The folk etymology of 馒头(steamed bun) is an interesting illustration of cultural identity.

Mantou comes frm Turkic, just as the filled dumpling itself is probably from Central Asia. There are cognates of the word all over Asia.

But the folk etymology tells a different story.
In the folk etymology, 馒头 comes frm 蠻頭, which is to say "southern barbarian head" ("Man" is a historical derogatory term for non-Han ppls to the south).

诸葛亮 (Zhuge Liang) was needing to cross a river that demanded the a sacrifice of 50 barbarian heads.
But using his smarts, he made these huge meat filled buns that merely LOOKED like heads and thus tricked the river gods/ local barbarians/ superstitious soldiers.

Variants involve barbarian head buns being part of evil demon feasts or being a cure for mundane upset stomachs.
I suppose on some level the obfuscation of the Turkic roots of the word fascinates me? Because it reenforces a certain idea of Chinese-ness, conveniently explaining a word that doesn't "belong".

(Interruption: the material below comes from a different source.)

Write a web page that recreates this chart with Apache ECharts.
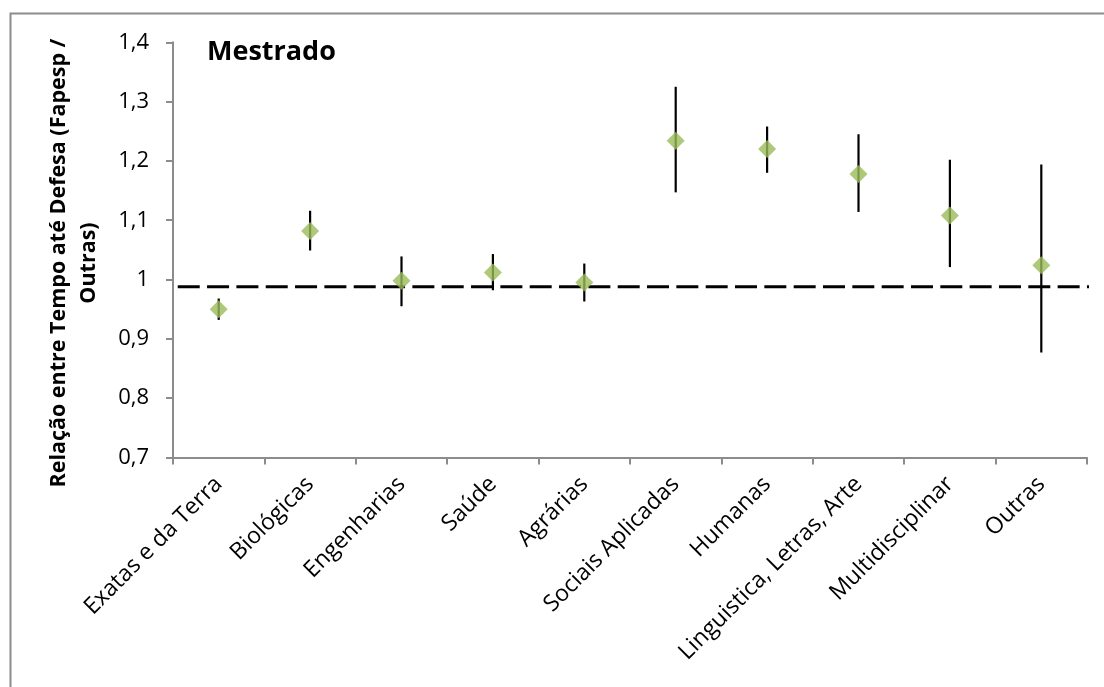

I stress that this is of course an not intentional misinformation thing.
But there are a lot of things that I grew up being told are quintessentially and wholly Chinese which just, well, they are Chinese, but they're also many other things.

Mulan being the example that always comes to mind. The oldest surviving ballad of Mulan is Turkic.
Even the name 木兰, meaning magnolia, is likely a phonetic borrowing from Turkic and has been speculated to originally mean cosmic deer of some kind.

And like, each of of these individually is a curiosity.

Taken together, they form a pattern.